What is happening is that the Conservative Party is slowly positioning itself as the nationalist party of the UK seeking separation from the European Union.

There is clearly a nod and a wink to senior members of the party to go out and say they would back an exit. This means that the Tories could be going into the 2015 election not only promising a referendum but in one way or another offering voters a way out.

The fingerprints of Mr Cameron’s Australian strategist Lynton Crosby seem to be all over this approach. He is very much one for asking voters “are you thinking what we are thinking?”

But in truth this is a political victory for the anti-European Union party Ukip and its leader Nigel Farage who have forced the Tories into a situation where simply offering a referendum is no longer enough.

If the Conservatives are to win the next election, then they must prevent a large part of their support transferring to Ukip, which is certainly what happened in the English county council elections earlier this month. A split on the right of British politics leaves the Tories with no chance in the UK general election.

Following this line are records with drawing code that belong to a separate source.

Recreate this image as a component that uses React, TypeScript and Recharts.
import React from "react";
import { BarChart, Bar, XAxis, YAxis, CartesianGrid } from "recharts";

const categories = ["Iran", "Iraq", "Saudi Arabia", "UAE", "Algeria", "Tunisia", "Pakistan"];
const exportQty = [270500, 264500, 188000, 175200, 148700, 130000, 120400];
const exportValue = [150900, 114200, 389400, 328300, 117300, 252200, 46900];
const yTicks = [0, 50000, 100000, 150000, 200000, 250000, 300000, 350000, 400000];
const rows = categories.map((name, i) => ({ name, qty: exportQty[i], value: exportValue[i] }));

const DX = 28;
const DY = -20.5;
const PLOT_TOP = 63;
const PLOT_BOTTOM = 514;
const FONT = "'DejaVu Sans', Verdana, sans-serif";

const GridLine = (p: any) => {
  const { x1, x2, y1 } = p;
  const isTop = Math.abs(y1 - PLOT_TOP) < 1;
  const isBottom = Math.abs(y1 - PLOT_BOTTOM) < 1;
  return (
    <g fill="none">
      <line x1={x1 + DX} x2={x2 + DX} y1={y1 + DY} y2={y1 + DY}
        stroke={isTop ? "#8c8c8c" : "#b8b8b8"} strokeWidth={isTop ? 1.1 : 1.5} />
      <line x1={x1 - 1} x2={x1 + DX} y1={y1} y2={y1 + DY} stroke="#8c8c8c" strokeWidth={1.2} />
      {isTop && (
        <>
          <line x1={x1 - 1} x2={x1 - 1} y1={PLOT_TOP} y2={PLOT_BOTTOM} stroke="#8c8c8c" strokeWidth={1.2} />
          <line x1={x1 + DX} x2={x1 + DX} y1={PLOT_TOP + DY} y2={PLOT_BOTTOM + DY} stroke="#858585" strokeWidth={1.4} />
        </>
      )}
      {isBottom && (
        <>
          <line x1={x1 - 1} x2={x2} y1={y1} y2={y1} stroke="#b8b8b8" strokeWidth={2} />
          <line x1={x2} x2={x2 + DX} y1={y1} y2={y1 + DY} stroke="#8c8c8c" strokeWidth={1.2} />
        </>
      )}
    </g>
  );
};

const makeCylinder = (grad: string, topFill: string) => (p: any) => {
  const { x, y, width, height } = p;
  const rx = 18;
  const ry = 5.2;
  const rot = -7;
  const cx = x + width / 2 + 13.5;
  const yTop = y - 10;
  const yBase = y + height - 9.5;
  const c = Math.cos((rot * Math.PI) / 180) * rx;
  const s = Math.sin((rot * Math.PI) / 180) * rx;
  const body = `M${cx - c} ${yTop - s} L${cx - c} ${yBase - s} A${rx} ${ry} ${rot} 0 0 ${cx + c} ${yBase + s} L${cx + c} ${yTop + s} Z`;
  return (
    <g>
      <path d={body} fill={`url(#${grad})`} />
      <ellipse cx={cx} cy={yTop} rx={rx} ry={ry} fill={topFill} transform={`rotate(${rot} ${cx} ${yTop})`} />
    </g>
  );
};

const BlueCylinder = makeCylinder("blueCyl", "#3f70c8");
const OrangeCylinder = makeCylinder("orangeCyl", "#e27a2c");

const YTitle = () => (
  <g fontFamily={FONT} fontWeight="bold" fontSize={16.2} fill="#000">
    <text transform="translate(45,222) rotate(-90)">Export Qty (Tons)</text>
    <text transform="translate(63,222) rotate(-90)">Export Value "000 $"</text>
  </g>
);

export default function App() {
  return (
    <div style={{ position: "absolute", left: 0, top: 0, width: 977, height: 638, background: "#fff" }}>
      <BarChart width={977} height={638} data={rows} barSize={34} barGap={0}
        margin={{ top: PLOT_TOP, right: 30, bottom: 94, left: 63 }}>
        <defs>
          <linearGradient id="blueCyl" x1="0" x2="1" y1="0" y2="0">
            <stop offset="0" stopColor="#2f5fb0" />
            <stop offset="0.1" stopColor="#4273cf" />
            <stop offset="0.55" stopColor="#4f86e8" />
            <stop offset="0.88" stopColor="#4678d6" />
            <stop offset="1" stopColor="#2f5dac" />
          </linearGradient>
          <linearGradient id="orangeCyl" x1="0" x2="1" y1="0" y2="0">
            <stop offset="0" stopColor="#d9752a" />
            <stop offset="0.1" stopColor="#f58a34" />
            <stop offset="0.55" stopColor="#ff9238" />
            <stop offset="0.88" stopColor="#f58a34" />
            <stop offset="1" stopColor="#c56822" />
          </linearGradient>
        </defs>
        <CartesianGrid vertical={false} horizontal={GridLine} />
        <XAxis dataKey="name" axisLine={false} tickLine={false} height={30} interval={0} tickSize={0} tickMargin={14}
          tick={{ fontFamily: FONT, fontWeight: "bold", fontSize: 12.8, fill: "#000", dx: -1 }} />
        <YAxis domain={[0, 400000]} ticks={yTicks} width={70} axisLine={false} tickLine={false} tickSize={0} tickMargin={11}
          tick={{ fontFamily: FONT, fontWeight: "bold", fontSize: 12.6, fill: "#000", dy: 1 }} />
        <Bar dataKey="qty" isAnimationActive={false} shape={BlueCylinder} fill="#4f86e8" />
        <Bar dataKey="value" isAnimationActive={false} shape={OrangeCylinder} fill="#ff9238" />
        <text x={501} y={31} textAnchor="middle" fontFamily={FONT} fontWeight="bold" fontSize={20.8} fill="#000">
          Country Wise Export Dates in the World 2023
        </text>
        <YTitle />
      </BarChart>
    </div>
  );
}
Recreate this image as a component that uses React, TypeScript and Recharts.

It is still the position of Mr Cameron that he wants to stay in the EU with a re-negotiated, more flexible, deal but he appears to have already lost the argument for this in his own party and must be wondering now whether it could lose him the election.

This explains why he has allowed Gove and Hammond to make calculated interventions on supporting an exit after other senior Tory figures of the past – Lord Lawson, Michael Portillo, Lord Forsyth and Lord Lamont – all called the UK to leave the EU.

Mr Cameron once called supporters of UKIP “closet racists and fruitcakes” but now his party seems to be on the verge of accepting their core position on Europe.